Work to complete
Copy exactly, and only, the lines starting at the line with "Output the Python" and ending at the line with "from matplotlib.lines import Line2D". Leave every picture out of the copy.

Supplied entries
......

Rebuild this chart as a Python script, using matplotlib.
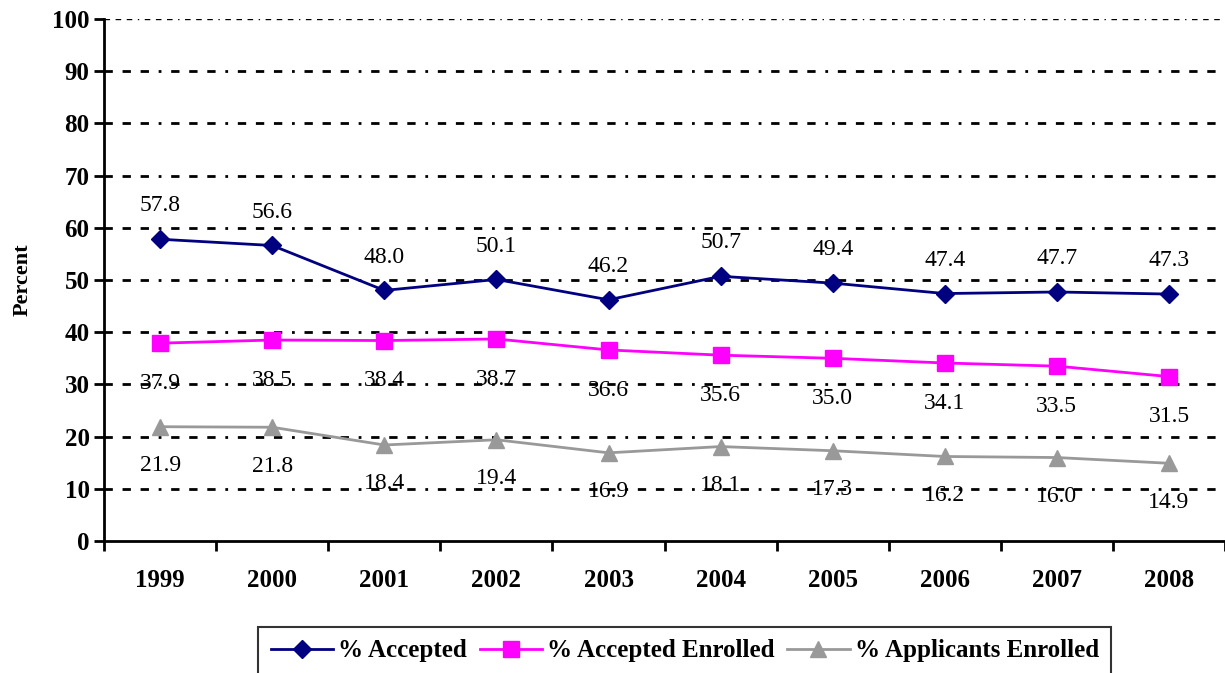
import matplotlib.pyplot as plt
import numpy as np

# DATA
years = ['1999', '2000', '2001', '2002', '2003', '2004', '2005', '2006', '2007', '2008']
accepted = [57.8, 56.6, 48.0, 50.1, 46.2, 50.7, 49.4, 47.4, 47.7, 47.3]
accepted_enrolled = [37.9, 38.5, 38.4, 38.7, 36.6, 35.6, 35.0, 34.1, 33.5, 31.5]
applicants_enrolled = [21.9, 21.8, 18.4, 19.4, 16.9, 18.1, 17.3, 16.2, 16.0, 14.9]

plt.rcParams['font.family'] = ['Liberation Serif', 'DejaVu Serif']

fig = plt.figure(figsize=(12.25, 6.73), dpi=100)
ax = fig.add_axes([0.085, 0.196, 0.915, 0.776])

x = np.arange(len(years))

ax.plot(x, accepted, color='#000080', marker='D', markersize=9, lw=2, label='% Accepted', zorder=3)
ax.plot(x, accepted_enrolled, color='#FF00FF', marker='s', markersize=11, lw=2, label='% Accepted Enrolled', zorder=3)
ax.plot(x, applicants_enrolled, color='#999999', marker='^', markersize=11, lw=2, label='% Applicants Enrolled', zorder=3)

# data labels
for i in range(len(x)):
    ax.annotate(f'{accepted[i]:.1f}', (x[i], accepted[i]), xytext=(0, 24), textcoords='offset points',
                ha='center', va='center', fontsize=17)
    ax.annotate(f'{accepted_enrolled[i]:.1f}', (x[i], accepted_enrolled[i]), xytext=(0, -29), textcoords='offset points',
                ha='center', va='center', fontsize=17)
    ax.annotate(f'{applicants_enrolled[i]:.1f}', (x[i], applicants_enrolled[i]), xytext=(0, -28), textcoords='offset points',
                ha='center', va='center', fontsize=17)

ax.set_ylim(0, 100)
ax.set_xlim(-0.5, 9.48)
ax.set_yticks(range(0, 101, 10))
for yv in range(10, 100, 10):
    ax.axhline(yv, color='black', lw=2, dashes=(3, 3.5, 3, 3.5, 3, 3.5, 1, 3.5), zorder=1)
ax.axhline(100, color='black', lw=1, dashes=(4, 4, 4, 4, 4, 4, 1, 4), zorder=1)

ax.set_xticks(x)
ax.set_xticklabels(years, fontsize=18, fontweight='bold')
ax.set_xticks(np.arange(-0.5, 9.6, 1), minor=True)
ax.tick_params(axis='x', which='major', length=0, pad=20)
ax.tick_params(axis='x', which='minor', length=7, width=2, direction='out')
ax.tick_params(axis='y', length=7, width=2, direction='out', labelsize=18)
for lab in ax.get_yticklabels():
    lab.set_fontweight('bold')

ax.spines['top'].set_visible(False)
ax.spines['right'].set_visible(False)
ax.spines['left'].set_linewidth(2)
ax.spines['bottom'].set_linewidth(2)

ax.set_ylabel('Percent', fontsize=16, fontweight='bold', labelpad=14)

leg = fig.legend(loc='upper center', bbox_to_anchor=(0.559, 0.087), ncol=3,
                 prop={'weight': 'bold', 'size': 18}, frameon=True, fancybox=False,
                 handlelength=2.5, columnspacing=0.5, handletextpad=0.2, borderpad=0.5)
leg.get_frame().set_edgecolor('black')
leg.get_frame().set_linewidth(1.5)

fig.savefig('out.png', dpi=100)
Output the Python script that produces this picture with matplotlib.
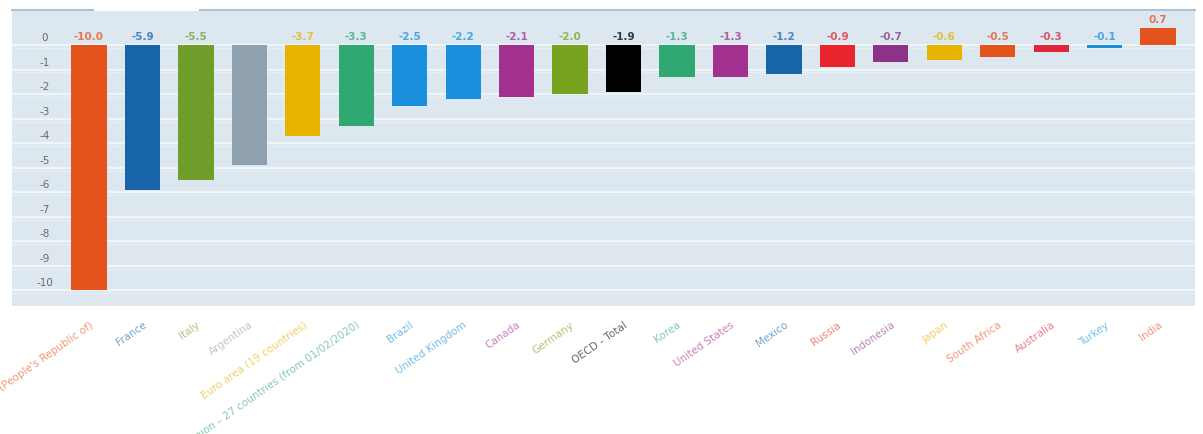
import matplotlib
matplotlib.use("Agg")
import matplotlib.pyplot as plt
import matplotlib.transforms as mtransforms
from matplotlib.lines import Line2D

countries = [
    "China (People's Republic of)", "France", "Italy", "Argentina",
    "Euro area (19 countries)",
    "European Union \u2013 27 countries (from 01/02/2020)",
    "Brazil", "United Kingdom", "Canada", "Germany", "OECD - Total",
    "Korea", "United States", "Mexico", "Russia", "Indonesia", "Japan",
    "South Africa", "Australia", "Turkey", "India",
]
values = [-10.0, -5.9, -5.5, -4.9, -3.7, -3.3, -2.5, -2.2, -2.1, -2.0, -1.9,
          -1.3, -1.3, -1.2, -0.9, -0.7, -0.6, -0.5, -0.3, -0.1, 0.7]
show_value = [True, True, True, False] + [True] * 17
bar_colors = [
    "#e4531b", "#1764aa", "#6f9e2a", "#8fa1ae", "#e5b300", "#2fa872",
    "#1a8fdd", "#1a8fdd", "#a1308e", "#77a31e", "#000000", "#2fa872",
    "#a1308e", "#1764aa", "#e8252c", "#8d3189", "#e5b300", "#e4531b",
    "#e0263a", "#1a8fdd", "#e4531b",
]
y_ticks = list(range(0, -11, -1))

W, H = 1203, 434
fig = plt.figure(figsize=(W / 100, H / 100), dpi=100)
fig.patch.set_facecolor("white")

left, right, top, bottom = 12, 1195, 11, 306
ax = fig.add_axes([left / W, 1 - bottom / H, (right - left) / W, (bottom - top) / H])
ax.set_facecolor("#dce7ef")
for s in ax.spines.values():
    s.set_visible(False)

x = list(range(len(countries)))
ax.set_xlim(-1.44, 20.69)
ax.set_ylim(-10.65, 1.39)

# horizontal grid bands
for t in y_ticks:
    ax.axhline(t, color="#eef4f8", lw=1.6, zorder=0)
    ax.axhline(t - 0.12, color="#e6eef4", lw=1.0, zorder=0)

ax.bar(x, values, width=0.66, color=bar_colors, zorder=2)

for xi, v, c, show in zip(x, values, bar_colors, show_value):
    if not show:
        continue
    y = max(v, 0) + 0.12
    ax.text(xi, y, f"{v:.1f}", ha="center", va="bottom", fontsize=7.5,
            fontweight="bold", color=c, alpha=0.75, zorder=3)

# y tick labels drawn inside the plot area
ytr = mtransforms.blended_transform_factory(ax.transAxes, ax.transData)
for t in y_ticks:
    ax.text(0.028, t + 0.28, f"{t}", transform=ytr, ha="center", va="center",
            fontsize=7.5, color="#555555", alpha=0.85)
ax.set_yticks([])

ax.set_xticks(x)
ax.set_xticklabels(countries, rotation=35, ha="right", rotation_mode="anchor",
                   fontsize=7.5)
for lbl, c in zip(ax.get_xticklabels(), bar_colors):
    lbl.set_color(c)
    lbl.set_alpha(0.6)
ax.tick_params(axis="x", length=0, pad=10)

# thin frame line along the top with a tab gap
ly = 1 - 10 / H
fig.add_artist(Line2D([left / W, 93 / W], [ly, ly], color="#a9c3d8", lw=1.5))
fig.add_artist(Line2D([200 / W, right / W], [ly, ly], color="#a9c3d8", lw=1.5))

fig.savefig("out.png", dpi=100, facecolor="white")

......

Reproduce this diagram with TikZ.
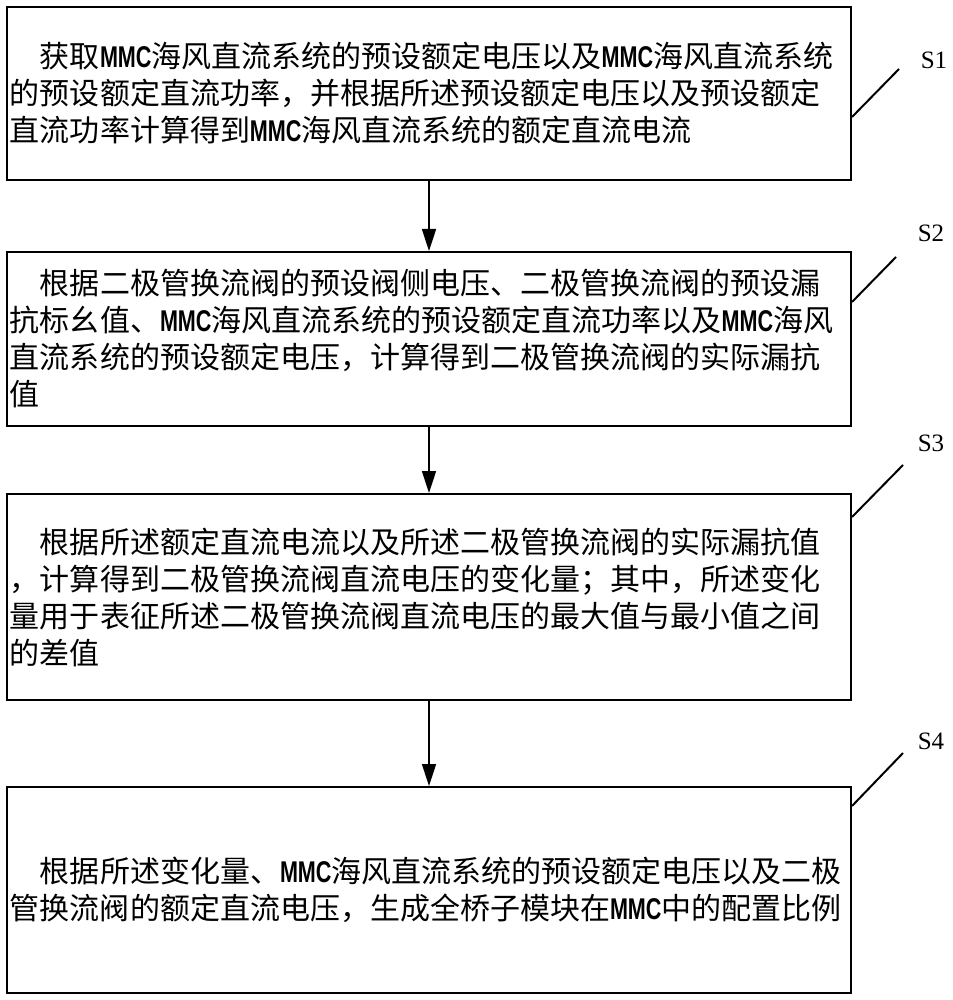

......

Task response
Output the Python script that produces this picture with matplotlib.
import matplotlib
matplotlib.use("Agg")
import matplotlib.pyplot as plt
import matplotlib.transforms as mtransforms
from matplotlib.lines import Line2D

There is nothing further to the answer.